What needs to be done
Review the material line by line. Identify and copy every line that contains the string "this".

Records to use
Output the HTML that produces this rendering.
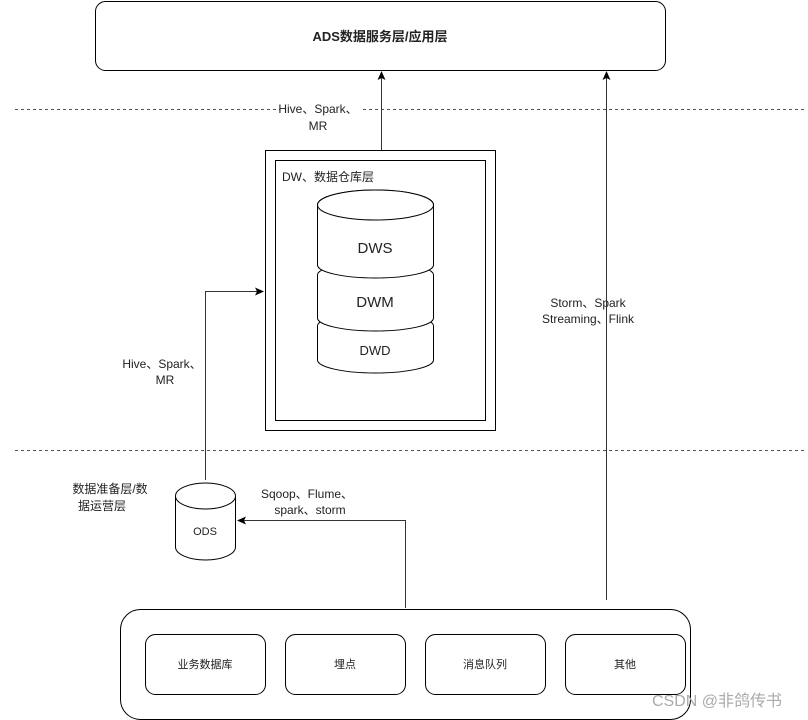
<!DOCTYPE html>
<html><head><meta charset="utf-8"><style>body{margin:0;background:#fff}svg{display:block}text{font-family:"Liberation Sans","Noto Sans CJK SC",sans-serif;fill:#222}</style></head><body>
<svg width="808" height="720" viewBox="0 0 808 720" xmlns="http://www.w3.org/2000/svg">
<defs><marker id="a" markerWidth="10" markerHeight="10" refX="8" refY="4" orient="auto" markerUnits="userSpaceOnUse"><path d="M0,0 L9,4 L0,8 L2,4 z" fill="#000"/></marker></defs>
<rect x="95.5" y="1.5" width="570" height="69" rx="10" fill="#fff" stroke="#000"/>
<text x="380" y="41" font-size="13" font-weight="bold" text-anchor="middle">ADS数据服务层/应用层</text>
<line x1="15" y1="109.5" x2="805" y2="109.5" stroke="#555" stroke-dasharray="3,3"/>
<line x1="15" y1="450.5" x2="805" y2="450.5" stroke="#555" stroke-dasharray="3,3"/>
<g stroke="#333" fill="none">
<line x1="381.5" y1="150" x2="381.5" y2="72" marker-end="url(#a)"/>
<line x1="606.5" y1="600" x2="606.5" y2="72" marker-end="url(#a)"/>
<polyline points="205.5,480 205.5,291.5 263,291.5" marker-end="url(#a)"/>
<polyline points="405.5,608 405.5,520.5 238,520.5" marker-end="url(#a)"/>
</g>
<g font-size="12" text-anchor="middle">
<rect x="280" y="100" width="80" height="14" fill="#fff"/>
<text x="318" y="113">Hive、Spark、</text><text x="318" y="130">MR</text>
<text x="588" y="307">Storm、Spark</text><text x="588" y="323">Streaming、Flink</text>
<text x="162" y="368">Hive、Spark、</text><text x="165" y="384">MR</text>
<text x="307" y="498">Sqoop、Flume、</text><text x="310" y="514">spark、storm</text>
<text x="110" y="493">数据准备层/数</text><text x="102" y="510">据运营层</text>
</g>
<rect x="265.5" y="150.5" width="230" height="280" fill="#fff" stroke="#000"/>
<rect x="275.5" y="160.5" width="210" height="260" fill="#fff" stroke="#000"/>
<text x="282" y="181" font-size="12">DW、数据仓库层</text>
<g stroke="#000" fill="#fff">
<path d="M317.5,326 L317.5,360 A58,13 0 0 0 433.5,360 L433.5,326 A58,13 0 0 0 317.5,326 z"/>
<path d="M317.5,275 L317.5,318 A58,13 0 0 0 433.5,318 L433.5,275 A58,13 0 0 0 317.5,275 z"/>
<path d="M317.5,205 L317.5,265 A58,13 0 0 0 433.5,265 L433.5,205 A58,15 0 0 0 317.5,205 z"/>
<ellipse cx="375.5" cy="205" rx="58" ry="15"/>
<path d="M175.5,496 L175.5,547 A30,13 0 0 0 235.5,547 L235.5,496" />
<ellipse cx="205.5" cy="496" rx="30" ry="13"/>
</g>
<g text-anchor="middle" fill="#333">
<text x="375" y="253" font-size="15">DWS</text>
<text x="375" y="307" font-size="15">DWM</text>
<text x="375" y="355" font-size="13">DWD</text>
<text x="205" y="535" font-size="11">ODS</text>
</g>
<rect x="120.5" y="609.5" width="570" height="110" rx="20" fill="none" stroke="#000"/>
<g stroke="#000" fill="#fff">
<rect x="145.5" y="634.5" width="120" height="60" rx="10"/>
<rect x="285.5" y="634.5" width="120" height="60" rx="10"/>
<rect x="425.5" y="634.5" width="120" height="60" rx="10"/>
<rect x="565.5" y="634.5" width="120" height="60" rx="10"/>
</g>
<g font-size="11" text-anchor="middle">
<text x="205" y="668">业务数据库</text><text x="345" y="668">埋点</text><text x="485" y="668">消息队列</text><text x="625" y="668">其他</text>
</g>
<text x="717" y="706" font-size="16" text-anchor="middle" style="fill:#aaa">CSDN @非鸽传书</text>
</svg>
</body></html>
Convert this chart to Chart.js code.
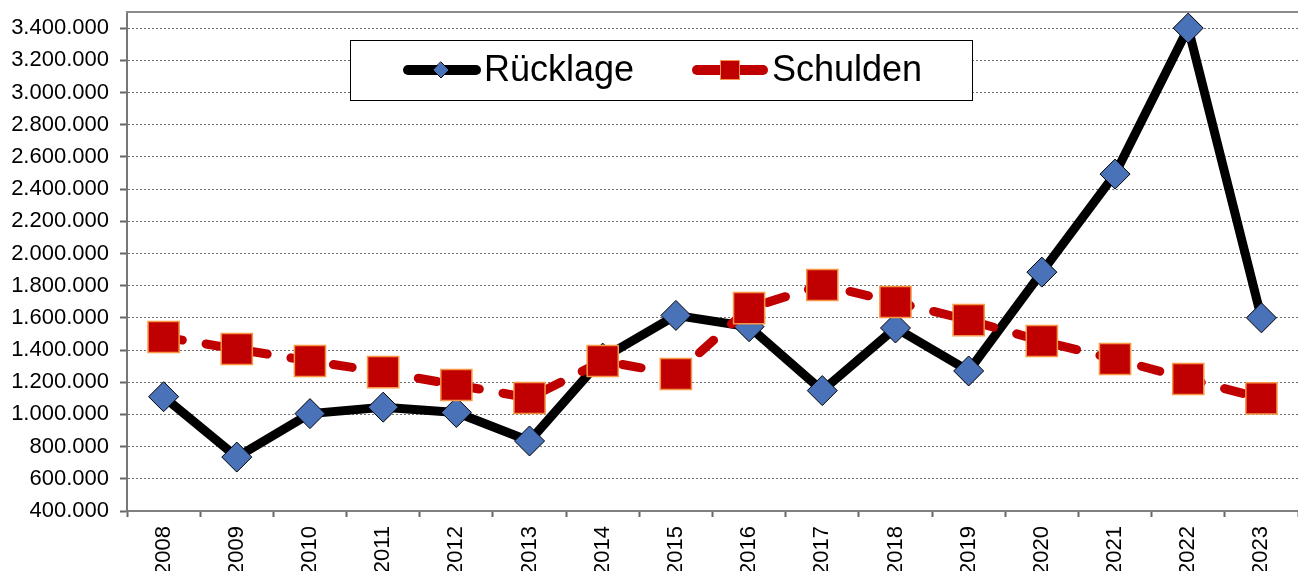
<!DOCTYPE html>
<html>
<head>
<meta charset="utf-8">
<script src="https://cdn.jsdelivr.net/npm/chart.js@4"></script>
<style>
    body { margin: 0; overflow: hidden; background: #fff; }
    #wrap { width: 1298px; height: 571px; position: relative; }
</style>
</head>
<body>
<div id="wrap"><canvas id="chart"></canvas></div>
<script>
const years = ["2008", "2009", "2010", "2011", "2012", "2013", "2014", "2015",
    "2016", "2017", "2018", "2019", "2020", "2021", "2022", "2023"];
const ruecklage = [1110000, 735000, 1005000, 1045000, 1012000, 835000, 1350000, 1615000,
    1545000, 1148000, 1537000, 1270000, 1884000, 2493000, 3400000, 1600000];
const schulden = [1481000, 1406000, 1332000, 1263000, 1183000, 1102000, 1332000, 1251000,
    1660000, 1804000, 1698000, 1586000, 1456000, 1344000, 1220000, 1100000];
const yTicks = [400000, 600000, 800000, 1000000, 1200000, 1400000, 1600000, 1800000,
    2000000, 2200000, 2400000, 2600000, 2800000, 3000000, 3200000, 3400000];

const FONT = "Arial, 'Liberation Sans', sans-serif";

// 1.234.567 style
const fmt = (v) => String(Math.round(v)).replace(/\B(?=(\d{3})+(?!\d))/g, ".");

const legendBox = {
    id: "legendBox",
    afterDraw: (chart) => {
        const ctx = chart.ctx;
        ctx.save();
        ctx.fillStyle = "#fff";
        ctx.fillRect(350, 40, 622, 60);
        ctx.strokeStyle = "#000";
        ctx.lineWidth = 1;
        ctx.strokeRect(350.5, 40.5, 622, 60);

        const y = 70;
        ctx.lineCap = "round";
        ctx.lineWidth = 10;
        // Rücklage
        ctx.strokeStyle = "#000";
        ctx.beginPath();
        ctx.moveTo(408, y);
        ctx.lineTo(476, y);
        ctx.stroke();
        ctx.fillStyle = "#4a72b8";
        ctx.lineWidth = 1;
        ctx.beginPath();
        ctx.moveTo(441, y - 8);
        ctx.lineTo(449, y);
        ctx.lineTo(441, y + 8);
        ctx.lineTo(433, y);
        ctx.closePath();
        ctx.fill();
        ctx.stroke();
        // Schulden
        ctx.lineWidth = 10;
        ctx.strokeStyle = "#c00000";
        ctx.beginPath();
        ctx.moveTo(697, y);
        ctx.lineTo(763, y);
        ctx.stroke();
        ctx.fillStyle = "#c00000";
        ctx.strokeStyle = "#f79646";
        ctx.lineWidth = 1;
        ctx.fillRect(720, y - 10, 20, 20);
        ctx.strokeRect(720.5, y - 9.5, 19, 19);

        ctx.fillStyle = "#000";
        ctx.font = "36px " + FONT;
        ctx.textBaseline = "middle";
        ctx.textAlign = "left";
        ctx.fillText("Rücklage", 484, y + 1);
        ctx.fillText("Schulden", 772, y + 1);

        // top frame line
        const a = chart.chartArea;
        ctx.strokeStyle = "#8c8c8c";
        ctx.lineWidth = 2;
        ctx.beginPath();
        ctx.moveTo(a.left, a.top);
        ctx.lineTo(a.right, a.top);
        ctx.stroke();
        ctx.restore();
    },
};

const ctx = document.getElementById("chart").getContext("2d");
new Chart(ctx, {
    type: "line",
    data: {
        labels: years,
        datasets: [
            {
                label: "Rücklage",
                data: ruecklage,
                order: 1,
                borderColor: "#000",
                borderWidth: 9,
                borderJoinStyle: "round",
                tension: 0,
                pointStyle: "rectRot",
                pointRadius: 15,
                pointBackgroundColor: "#4a72b8",
                pointBorderColor: "#000",
                pointBorderWidth: 1,
                clip: false,
            },
            {
                label: "Schulden",
                data: schulden,
                order: 0,
                borderColor: "#c00000",
                borderWidth: 9,
                borderDash: [19, 24],
                borderCapStyle: "round",
                tension: 0,
                pointStyle: "rect",
                pointRadius: 22,
                pointBackgroundColor: "#c00000",
                pointBorderColor: "#f79646",
                pointBorderWidth: 1.5,
                clip: false,
            },
        ],
    },
    options: {
        responsive: true,
        maintainAspectRatio: false,
        animation: false,
        layout: { autoPadding: false, padding: { top: 12, right: 0, left: 0, bottom: 0 } },
        plugins: {
            legend: { display: false },
            tooltip: { enabled: false },
        },
        scales: {
            x: {
                offset: true,
                grid: {
                    offset: true,
                    drawOnChartArea: false,
                    drawTicks: true,
                    tickLength: 6,
                    tickColor: "#666",
                    tickWidth: 2,
                },
                border: { color: "#808080", width: 2 },
                ticks: {
                    autoSkip: false,
                    minRotation: 90,
                    maxRotation: 90,
                    padding: 9,
                    color: "#000",
                    font: { family: FONT, size: 22 },
                },
                afterFit: (scale) => {
                    scale.height = 60;
                    scale.paddingLeft = 0;
                    scale.paddingRight = 0;
                },
            },
            y: {
                min: 400000,
                max: 3500000,
                grid: {
                    color: "#707070",
                    lineWidth: 1,
                    tickColor: "#666",
                    tickLength: 7,
                    tickWidth: 2,
                },
                border: { color: "#777", width: 2, dash: [2, 2] },
                ticks: {
                    padding: 11,
                    color: "#000",
                    font: { family: FONT, size: 22 },
                    callback: (value) => fmt(value),
                },
                afterBuildTicks: (scale) => {
                    scale.ticks = yTicks.map((v) => ({ value: v }));
                },
                afterFit: (scale) => {
                    scale.width = 127;
                    scale.paddingTop = 0;
                    scale.paddingBottom = 0;
                },
            },
        },
    },
    plugins: [legendBox],
});
</script>
</body>
</html>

Result of the exercise
Output the HTML that produces this rendering.
Convert this chart to Chart.js code.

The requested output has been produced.